__PROBLEM TO SOLVE__.
Your task is to give the data again, exactly, with every line intact.
--- Start PROVIDED MATERIAL ---
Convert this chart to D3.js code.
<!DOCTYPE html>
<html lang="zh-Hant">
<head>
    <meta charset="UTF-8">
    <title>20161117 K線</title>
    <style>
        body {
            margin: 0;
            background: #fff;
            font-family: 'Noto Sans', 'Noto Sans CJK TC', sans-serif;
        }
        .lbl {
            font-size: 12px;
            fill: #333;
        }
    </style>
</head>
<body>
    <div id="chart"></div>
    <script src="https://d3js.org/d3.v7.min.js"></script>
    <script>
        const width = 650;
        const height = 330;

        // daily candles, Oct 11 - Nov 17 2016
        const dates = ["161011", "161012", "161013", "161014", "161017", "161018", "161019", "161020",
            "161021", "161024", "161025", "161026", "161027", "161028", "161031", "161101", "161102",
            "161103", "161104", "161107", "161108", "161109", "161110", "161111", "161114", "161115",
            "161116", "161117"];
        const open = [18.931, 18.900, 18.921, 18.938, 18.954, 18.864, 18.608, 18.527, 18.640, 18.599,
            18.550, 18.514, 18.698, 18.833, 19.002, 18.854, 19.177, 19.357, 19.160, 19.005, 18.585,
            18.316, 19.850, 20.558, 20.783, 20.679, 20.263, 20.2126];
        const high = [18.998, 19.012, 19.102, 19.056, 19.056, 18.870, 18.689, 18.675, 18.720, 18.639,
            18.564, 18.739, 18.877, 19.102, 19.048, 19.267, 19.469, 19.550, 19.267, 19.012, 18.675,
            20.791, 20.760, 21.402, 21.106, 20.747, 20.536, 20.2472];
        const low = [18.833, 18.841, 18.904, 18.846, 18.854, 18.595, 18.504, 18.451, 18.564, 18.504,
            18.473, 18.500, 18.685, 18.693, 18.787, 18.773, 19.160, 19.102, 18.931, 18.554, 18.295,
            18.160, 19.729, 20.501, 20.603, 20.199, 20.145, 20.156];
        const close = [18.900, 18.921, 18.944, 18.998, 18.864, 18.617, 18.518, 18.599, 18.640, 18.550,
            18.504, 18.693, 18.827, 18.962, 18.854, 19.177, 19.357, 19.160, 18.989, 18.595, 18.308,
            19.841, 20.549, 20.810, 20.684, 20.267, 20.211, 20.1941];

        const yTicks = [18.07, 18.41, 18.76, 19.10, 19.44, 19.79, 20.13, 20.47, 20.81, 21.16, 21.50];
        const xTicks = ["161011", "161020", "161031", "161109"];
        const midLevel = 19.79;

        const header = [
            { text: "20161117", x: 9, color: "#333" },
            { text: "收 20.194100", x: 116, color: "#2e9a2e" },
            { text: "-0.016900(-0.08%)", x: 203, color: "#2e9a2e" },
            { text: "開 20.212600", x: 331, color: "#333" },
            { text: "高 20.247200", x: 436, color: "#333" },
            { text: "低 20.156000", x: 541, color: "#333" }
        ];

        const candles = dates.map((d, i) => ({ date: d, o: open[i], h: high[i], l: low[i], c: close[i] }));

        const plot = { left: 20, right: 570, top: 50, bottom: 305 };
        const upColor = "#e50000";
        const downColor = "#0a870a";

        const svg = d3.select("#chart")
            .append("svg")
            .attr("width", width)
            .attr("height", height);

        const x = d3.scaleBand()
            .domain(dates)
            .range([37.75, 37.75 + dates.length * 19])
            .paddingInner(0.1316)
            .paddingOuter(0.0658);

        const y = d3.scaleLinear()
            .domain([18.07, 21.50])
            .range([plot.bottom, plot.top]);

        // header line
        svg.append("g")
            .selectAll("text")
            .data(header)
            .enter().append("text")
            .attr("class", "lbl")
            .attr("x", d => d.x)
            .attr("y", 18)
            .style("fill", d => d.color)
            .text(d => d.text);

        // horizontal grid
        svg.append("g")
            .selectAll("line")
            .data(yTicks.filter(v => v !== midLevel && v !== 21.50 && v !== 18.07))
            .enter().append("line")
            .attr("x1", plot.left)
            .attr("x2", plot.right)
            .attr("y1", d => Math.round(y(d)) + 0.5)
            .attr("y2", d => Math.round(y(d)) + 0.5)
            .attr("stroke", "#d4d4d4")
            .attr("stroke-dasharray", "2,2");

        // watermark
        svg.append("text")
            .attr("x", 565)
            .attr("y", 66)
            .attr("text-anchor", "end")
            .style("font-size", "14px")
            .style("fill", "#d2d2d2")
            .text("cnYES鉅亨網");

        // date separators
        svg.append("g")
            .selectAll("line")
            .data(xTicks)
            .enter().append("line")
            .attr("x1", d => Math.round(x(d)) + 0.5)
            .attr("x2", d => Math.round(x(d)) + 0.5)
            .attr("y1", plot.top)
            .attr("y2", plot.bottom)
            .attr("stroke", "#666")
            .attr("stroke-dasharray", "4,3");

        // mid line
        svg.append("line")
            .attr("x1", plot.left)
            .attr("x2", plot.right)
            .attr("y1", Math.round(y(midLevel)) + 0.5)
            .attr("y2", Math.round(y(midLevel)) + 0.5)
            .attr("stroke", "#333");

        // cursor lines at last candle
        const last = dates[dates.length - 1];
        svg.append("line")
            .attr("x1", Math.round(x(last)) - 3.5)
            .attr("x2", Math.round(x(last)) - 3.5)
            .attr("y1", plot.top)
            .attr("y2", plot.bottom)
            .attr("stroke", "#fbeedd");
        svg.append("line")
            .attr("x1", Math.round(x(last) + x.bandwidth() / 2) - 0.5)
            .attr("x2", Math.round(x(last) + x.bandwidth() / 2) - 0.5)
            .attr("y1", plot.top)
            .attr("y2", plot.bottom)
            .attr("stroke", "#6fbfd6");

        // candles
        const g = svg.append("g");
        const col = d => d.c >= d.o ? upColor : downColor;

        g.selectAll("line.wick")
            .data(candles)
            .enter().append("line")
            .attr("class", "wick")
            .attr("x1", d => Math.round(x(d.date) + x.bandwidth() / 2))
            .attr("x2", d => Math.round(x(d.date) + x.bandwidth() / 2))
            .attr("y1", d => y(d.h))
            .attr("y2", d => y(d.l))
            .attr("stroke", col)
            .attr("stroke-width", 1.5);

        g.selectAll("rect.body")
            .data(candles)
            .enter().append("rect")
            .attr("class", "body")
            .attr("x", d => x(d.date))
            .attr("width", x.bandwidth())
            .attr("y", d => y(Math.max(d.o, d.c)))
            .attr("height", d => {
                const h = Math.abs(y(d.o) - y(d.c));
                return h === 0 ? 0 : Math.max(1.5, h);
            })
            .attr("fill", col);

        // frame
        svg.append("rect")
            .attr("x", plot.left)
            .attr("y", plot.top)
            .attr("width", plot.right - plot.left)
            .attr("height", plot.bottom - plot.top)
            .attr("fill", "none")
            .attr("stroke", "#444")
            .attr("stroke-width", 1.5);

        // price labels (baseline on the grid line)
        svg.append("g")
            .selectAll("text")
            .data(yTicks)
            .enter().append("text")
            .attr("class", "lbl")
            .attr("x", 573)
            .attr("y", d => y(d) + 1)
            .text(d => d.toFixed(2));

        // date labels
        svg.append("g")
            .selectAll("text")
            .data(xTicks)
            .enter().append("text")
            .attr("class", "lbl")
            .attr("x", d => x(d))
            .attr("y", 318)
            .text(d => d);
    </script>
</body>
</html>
--- End PROVIDED MATERIAL ---
__SOLUTION TO THE EXERCISE__.
Convert this chart to D3.js code.
<!DOCTYPE html>
<html lang="zh-Hant">
<head>
    <meta charset="UTF-8">
    <title>20161117 K線</title>
    <style>
        body {
            margin: 0;
            background: #fff;
            font-family: 'Noto Sans', 'Noto Sans CJK TC', sans-serif;
        }
        .lbl {
            font-size: 12px;
            fill: #333;
        }
    </style>
</head>
<body>
    <div id="chart"></div>
    <script src="https://d3js.org/d3.v7.min.js"></script>
    <script>
        const width = 650;
        const height = 330;

        // daily candles, Oct 11 - Nov 17 2016
        const dates = ["161011", "161012", "161013", "161014", "161017", "161018", "161019", "161020",
            "161021", "161024", "161025", "161026", "161027", "161028", "161031", "161101", "161102",
            "161103", "161104", "161107", "161108", "161109", "161110", "161111", "161114", "161115",
            "161116", "161117"];
        const open = [18.931, 18.900, 18.921, 18.938, 18.954, 18.864, 18.608, 18.527, 18.640, 18.599,
            18.550, 18.514, 18.698, 18.833, 19.002, 18.854, 19.177, 19.357, 19.160, 19.005, 18.585,
            18.316, 19.850, 20.558, 20.783, 20.679, 20.263, 20.2126];
        const high = [18.998, 19.012, 19.102, 19.056, 19.056, 18.870, 18.689, 18.675, 18.720, 18.639,
            18.564, 18.739, 18.877, 19.102, 19.048, 19.267, 19.469, 19.550, 19.267, 19.012, 18.675,
            20.791, 20.760, 21.402, 21.106, 20.747, 20.536, 20.2472];
        const low = [18.833, 18.841, 18.904, 18.846, 18.854, 18.595, 18.504, 18.451, 18.564, 18.504,
            18.473, 18.500, 18.685, 18.693, 18.787, 18.773, 19.160, 19.102, 18.931, 18.554, 18.295,
            18.160, 19.729, 20.501, 20.603, 20.199, 20.145, 20.156];
        const close = [18.900, 18.921, 18.944, 18.998, 18.864, 18.617, 18.518, 18.599, 18.640, 18.550,
            18.504, 18.693, 18.827, 18.962, 18.854, 19.177, 19.357, 19.160, 18.989, 18.595, 18.308,
            19.841, 20.549, 20.810, 20.684, 20.267, 20.211, 20.1941];

        const yTicks = [18.07, 18.41, 18.76, 19.10, 19.44, 19.79, 20.13, 20.47, 20.81, 21.16, 21.50];
        const xTicks = ["161011", "161020", "161031", "161109"];
        const midLevel = 19.79;

        const header = [
            { text: "20161117", x: 9, color: "#333" },
            { text: "收 20.194100", x: 116, color: "#2e9a2e" },
            { text: "-0.016900(-0.08%)", x: 203, color: "#2e9a2e" },
            { text: "開 20.212600", x: 331, color: "#333" },
            { text: "高 20.247200", x: 436, color: "#333" },
            { text: "低 20.156000", x: 541, color: "#333" }
        ];

        const candles = dates.map((d, i) => ({ date: d, o: open[i], h: high[i], l: low[i], c: close[i] }));

        const plot = { left: 20, right: 570, top: 50, bottom: 305 };
        const upColor = "#e50000";
        const downColor = "#0a870a";

        const svg = d3.select("#chart")
            .append("svg")
            .attr("width", width)
            .attr("height", height);

        const x = d3.scaleBand()
            .domain(dates)
            .range([37.75, 37.75 + dates.length * 19])
            .paddingInner(0.1316)
            .paddingOuter(0.0658);

        const y = d3.scaleLinear()
            .domain([18.07, 21.50])
            .range([plot.bottom, plot.top]);

        // header line
        svg.append("g")
            .selectAll("text")
            .data(header)
            .enter().append("text")
            .attr("class", "lbl")
            .attr("x", d => d.x)
            .attr("y", 18)
            .style("fill", d => d.color)
            .text(d => d.text);

        // horizontal grid
        svg.append("g")
            .selectAll("line")
            .data(yTicks.filter(v => v !== midLevel && v !== 21.50 && v !== 18.07))
            .enter().append("line")
            .attr("x1", plot.left)
            .attr("x2", plot.right)
            .attr("y1", d => Math.round(y(d)) + 0.5)
            .attr("y2", d => Math.round(y(d)) + 0.5)
            .attr("stroke", "#d4d4d4")
            .attr("stroke-dasharray", "2,2");

        // watermark
        svg.append("text")
            .attr("x", 565)
            .attr("y", 66)
            .attr("text-anchor", "end")
            .style("font-size", "14px")
            .style("fill", "#d2d2d2")
            .text("cnYES鉅亨網");

        // date separators
        svg.append("g")
            .selectAll("line")
            .data(xTicks)
            .enter().append("line")
            .attr("x1", d => Math.round(x(d)) + 0.5)
            .attr("x2", d => Math.round(x(d)) + 0.5)
            .attr("y1", plot.top)
            .attr("y2", plot.bottom)
            .attr("stroke", "#666")
            .attr("stroke-dasharray", "4,3");

        // mid line
        svg.append("line")
            .attr("x1", plot.left)
            .attr("x2", plot.right)
            .attr("y1", Math.round(y(midLevel)) + 0.5)
            .attr("y2", Math.round(y(midLevel)) + 0.5)
            .attr("stroke", "#333");

        // cursor lines at last candle
        const last = dates[dates.length - 1];
        svg.append("line")
            .attr("x1", Math.round(x(last)) - 3.5)
            .attr("x2", Math.round(x(last)) - 3.5)
            .attr("y1", plot.top)
            .attr("y2", plot.bottom)
            .attr("stroke", "#fbeedd");
        svg.append("line")
            .attr("x1", Math.round(x(last) + x.bandwidth() / 2) - 0.5)
            .attr("x2", Math.round(x(last) + x.bandwidth() / 2) - 0.5)
            .attr("y1", plot.top)
            .attr("y2", plot.bottom)
            .attr("stroke", "#6fbfd6");

        // candles
        const g = svg.append("g");
        const col = d => d.c >= d.o ? upColor : downColor;

        g.selectAll("line.wick")
            .data(candles)
            .enter().append("line")
            .attr("class", "wick")
            .attr("x1", d => Math.round(x(d.date) + x.bandwidth() / 2))
            .attr("x2", d => Math.round(x(d.date) + x.bandwidth() / 2))
            .attr("y1", d => y(d.h))
            .attr("y2", d => y(d.l))
            .attr("stroke", col)
            .attr("stroke-width", 1.5);

        g.selectAll("rect.body")
            .data(candles)
            .enter().append("rect")
            .attr("class", "body")
            .attr("x", d => x(d.date))
            .attr("width", x.bandwidth())
            .attr("y", d => y(Math.max(d.o, d.c)))
            .attr("height", d => {
                const h = Math.abs(y(d.o) - y(d.c));
                return h === 0 ? 0 : Math.max(1.5, h);
            })
            .attr("fill", col);

        // frame
        svg.append("rect")
            .attr("x", plot.left)
            .attr("y", plot.top)
            .attr("width", plot.right - plot.left)
            .attr("height", plot.bottom - plot.top)
            .attr("fill", "none")
            .attr("stroke", "#444")
            .attr("stroke-width", 1.5);

        // price labels (baseline on the grid line)
        svg.append("g")
            .selectAll("text")
            .data(yTicks)
            .enter().append("text")
            .attr("class", "lbl")
            .attr("x", 573)
            .attr("y", d => y(d) + 1)
            .text(d => d.toFixed(2));

        // date labels
        svg.append("g")
            .selectAll("text")
            .data(xTicks)
            .enter().append("text")
            .attr("class", "lbl")
            .attr("x", d => x(d))
            .attr("y", 318)
            .text(d => d);
    </script>
</body>
</html>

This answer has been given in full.